== Provided records ==
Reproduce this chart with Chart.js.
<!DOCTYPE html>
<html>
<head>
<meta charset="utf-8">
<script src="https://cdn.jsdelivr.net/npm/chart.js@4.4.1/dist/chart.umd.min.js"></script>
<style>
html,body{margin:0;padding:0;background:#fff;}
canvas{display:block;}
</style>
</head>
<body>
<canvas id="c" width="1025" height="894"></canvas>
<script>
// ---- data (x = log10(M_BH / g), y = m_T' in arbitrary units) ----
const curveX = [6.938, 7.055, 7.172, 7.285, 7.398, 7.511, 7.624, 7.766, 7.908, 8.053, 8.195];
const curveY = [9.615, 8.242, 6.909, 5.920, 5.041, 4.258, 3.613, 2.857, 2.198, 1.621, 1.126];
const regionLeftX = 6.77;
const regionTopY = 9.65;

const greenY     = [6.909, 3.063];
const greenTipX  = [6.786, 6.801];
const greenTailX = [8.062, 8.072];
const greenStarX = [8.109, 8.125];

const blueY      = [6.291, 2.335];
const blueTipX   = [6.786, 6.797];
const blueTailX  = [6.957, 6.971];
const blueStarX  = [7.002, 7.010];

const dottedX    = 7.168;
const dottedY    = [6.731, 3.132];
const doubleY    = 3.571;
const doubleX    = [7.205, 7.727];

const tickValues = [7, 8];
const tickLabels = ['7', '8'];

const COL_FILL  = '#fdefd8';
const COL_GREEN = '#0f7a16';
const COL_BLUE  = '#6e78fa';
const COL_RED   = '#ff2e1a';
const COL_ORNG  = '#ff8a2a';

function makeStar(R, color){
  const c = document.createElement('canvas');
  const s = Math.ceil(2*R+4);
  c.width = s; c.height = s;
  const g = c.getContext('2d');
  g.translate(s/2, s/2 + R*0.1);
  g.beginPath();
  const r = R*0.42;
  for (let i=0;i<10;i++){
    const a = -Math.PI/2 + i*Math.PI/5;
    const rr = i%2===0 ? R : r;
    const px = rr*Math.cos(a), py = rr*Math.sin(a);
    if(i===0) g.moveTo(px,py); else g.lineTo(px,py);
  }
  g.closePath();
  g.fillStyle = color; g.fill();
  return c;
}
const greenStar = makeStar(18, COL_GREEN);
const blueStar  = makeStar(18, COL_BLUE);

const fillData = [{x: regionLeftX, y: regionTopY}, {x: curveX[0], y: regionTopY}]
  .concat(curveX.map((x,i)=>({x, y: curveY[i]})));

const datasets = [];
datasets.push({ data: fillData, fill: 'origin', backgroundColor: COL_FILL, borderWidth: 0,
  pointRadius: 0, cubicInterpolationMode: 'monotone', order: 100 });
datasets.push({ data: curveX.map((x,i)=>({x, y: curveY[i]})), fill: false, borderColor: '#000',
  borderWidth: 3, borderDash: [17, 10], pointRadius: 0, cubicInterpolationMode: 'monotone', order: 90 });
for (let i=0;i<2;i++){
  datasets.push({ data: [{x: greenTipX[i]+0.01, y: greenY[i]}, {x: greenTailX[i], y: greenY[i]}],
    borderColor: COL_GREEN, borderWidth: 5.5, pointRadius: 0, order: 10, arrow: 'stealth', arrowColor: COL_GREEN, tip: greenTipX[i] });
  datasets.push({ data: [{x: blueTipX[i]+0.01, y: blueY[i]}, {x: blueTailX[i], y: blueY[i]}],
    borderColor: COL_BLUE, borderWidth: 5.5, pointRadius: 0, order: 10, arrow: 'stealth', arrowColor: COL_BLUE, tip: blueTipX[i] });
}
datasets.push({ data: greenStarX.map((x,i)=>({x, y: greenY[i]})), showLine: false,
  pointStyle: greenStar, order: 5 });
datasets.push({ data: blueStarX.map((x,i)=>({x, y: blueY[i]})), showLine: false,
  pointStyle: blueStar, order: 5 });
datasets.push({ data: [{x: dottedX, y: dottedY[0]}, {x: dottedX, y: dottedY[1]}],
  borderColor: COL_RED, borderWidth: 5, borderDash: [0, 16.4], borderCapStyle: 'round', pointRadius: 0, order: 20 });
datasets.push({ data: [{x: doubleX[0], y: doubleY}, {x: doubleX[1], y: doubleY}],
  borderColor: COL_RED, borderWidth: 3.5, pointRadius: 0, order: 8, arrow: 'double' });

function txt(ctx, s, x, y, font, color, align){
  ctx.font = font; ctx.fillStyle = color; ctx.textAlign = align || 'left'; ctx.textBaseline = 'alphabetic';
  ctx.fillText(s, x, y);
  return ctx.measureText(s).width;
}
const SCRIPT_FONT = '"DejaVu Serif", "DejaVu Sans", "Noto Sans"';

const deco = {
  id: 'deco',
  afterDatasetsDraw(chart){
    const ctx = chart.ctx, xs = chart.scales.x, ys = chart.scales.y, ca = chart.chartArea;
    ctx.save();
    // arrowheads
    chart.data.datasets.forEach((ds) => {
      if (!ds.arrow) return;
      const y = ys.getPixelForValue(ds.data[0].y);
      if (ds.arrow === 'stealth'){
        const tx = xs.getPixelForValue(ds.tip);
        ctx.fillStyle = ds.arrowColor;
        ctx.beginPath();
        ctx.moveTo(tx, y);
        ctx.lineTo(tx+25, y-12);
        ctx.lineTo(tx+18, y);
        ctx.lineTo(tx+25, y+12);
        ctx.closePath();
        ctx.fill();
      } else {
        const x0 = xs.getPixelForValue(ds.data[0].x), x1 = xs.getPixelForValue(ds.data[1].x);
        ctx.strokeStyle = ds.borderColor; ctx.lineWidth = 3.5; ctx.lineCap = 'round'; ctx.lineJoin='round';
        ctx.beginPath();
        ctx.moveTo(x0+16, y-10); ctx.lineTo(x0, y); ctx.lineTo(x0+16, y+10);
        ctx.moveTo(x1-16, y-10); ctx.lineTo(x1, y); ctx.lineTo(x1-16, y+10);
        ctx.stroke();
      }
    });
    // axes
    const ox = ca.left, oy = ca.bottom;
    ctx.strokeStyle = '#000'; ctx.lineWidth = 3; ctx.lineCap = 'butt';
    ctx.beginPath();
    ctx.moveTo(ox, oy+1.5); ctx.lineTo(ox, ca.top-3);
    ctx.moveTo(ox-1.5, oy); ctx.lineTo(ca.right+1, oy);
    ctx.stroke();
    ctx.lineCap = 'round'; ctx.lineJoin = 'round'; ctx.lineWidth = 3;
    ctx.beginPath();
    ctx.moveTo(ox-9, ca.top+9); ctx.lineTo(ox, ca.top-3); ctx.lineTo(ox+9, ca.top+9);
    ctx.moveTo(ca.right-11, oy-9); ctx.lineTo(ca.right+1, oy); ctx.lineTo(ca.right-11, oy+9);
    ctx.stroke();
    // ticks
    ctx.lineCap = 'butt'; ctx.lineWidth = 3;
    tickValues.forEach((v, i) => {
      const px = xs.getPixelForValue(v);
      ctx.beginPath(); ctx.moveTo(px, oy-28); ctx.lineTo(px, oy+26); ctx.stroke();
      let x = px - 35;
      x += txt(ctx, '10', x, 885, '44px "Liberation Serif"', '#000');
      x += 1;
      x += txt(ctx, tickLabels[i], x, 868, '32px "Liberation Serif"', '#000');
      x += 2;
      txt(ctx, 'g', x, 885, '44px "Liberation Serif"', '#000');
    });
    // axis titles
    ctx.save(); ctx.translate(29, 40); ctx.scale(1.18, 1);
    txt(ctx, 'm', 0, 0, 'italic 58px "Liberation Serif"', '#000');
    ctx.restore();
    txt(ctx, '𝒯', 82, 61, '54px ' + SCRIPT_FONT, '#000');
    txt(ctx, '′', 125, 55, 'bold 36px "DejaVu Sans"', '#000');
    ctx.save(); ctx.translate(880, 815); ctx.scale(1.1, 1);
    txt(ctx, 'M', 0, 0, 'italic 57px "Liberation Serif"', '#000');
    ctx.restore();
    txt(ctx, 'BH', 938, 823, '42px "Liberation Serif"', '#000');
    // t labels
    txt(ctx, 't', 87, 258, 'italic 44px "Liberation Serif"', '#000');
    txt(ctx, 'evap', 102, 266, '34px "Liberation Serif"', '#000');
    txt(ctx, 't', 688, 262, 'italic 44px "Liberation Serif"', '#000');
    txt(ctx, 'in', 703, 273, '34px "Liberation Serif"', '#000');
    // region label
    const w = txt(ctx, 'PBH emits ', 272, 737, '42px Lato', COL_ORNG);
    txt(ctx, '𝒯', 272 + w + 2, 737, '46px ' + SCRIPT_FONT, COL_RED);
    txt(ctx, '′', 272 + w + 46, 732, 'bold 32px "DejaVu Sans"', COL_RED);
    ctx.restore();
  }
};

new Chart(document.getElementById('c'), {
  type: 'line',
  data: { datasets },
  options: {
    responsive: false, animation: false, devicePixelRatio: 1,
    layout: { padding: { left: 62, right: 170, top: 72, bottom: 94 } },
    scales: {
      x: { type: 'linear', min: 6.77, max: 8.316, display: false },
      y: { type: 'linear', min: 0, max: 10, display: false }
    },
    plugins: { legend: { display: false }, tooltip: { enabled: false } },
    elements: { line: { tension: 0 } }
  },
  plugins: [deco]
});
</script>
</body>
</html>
---
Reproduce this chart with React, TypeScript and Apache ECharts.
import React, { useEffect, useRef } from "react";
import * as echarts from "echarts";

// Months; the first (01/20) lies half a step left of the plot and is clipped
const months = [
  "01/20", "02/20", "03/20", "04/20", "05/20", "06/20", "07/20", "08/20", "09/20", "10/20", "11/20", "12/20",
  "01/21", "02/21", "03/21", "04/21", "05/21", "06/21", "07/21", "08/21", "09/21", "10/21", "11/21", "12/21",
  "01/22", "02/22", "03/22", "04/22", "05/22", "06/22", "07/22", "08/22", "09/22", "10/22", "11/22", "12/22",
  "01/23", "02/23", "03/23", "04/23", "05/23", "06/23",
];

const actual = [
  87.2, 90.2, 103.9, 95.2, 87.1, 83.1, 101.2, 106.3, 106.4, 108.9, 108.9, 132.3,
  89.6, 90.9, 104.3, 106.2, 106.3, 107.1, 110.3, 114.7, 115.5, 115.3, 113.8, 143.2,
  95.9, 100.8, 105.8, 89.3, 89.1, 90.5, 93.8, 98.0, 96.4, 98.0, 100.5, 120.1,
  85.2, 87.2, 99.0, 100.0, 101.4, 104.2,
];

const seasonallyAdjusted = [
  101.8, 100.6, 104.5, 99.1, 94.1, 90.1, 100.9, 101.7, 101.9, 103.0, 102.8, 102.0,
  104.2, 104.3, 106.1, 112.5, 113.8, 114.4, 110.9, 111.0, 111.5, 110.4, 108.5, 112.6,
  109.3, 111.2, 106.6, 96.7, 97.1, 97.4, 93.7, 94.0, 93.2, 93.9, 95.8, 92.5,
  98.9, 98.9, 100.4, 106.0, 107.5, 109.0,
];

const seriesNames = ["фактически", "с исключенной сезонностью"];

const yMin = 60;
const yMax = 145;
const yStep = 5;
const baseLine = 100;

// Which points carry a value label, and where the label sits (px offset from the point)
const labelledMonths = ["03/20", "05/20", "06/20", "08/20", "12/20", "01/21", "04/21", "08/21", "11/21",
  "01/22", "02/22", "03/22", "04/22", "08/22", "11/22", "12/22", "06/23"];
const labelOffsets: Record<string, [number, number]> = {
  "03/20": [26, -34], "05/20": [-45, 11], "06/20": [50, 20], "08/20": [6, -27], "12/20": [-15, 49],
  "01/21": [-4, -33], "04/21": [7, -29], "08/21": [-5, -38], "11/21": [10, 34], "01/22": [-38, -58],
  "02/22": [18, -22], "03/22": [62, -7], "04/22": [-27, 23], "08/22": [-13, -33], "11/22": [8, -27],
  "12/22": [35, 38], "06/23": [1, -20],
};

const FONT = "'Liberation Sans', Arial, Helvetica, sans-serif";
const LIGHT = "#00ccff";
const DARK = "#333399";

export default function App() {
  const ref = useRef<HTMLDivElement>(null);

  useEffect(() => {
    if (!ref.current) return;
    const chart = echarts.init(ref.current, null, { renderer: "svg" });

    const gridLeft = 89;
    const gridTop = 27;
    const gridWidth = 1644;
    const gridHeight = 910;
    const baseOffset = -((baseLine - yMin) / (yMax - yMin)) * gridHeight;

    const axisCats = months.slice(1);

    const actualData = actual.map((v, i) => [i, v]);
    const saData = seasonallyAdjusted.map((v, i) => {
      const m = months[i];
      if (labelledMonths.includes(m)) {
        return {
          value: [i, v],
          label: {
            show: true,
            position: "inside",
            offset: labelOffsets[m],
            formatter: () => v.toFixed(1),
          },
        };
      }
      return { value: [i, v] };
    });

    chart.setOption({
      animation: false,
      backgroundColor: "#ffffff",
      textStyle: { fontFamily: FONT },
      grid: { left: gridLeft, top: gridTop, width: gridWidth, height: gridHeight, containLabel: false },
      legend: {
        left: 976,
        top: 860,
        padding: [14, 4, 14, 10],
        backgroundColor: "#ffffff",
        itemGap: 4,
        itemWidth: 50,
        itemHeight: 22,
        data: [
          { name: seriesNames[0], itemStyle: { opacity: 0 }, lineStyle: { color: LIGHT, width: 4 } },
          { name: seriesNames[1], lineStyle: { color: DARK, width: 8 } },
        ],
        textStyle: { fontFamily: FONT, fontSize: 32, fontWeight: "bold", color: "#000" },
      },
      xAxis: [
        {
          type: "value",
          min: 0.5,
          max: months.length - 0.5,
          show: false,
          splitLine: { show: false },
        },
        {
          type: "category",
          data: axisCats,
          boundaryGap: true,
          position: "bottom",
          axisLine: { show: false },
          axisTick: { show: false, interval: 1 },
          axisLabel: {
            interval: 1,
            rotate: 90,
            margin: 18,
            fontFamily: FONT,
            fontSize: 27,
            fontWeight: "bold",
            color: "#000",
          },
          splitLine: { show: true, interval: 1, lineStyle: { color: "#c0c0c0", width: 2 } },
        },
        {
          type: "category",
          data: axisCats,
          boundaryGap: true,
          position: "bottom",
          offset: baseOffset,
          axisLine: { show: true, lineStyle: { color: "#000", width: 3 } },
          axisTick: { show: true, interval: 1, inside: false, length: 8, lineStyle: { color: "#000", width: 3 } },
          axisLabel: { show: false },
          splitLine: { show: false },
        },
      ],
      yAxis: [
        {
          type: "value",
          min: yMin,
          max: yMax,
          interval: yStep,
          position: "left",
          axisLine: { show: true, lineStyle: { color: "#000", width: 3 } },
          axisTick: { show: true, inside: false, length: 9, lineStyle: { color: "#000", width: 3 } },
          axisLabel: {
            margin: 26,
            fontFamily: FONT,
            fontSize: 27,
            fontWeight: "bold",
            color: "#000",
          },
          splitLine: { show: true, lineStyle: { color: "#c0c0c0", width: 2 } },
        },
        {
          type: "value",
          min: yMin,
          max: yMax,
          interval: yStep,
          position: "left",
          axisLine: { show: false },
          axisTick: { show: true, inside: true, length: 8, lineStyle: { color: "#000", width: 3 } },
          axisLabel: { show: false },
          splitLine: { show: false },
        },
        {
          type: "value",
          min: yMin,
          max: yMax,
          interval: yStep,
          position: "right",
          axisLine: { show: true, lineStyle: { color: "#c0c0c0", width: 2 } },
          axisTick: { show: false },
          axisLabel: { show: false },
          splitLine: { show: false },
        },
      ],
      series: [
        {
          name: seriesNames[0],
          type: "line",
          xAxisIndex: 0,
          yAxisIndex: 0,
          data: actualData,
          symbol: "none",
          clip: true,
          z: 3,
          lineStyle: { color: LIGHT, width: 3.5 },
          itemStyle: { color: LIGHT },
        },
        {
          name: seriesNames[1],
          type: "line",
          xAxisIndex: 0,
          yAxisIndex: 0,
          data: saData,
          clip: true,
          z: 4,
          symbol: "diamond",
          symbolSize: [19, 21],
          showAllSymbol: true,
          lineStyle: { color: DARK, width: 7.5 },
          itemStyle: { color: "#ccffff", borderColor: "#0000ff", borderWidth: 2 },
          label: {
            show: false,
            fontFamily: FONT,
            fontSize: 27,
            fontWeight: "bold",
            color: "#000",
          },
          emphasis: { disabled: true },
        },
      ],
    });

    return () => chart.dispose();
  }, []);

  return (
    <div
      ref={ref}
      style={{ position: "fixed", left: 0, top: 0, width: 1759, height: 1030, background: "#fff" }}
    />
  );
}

== Your objective ==
Which lines include the word "with"? List them all.

== Final answer ==
Reproduce this chart with Chart.js.
Reproduce this chart with React, TypeScript and Apache ECharts.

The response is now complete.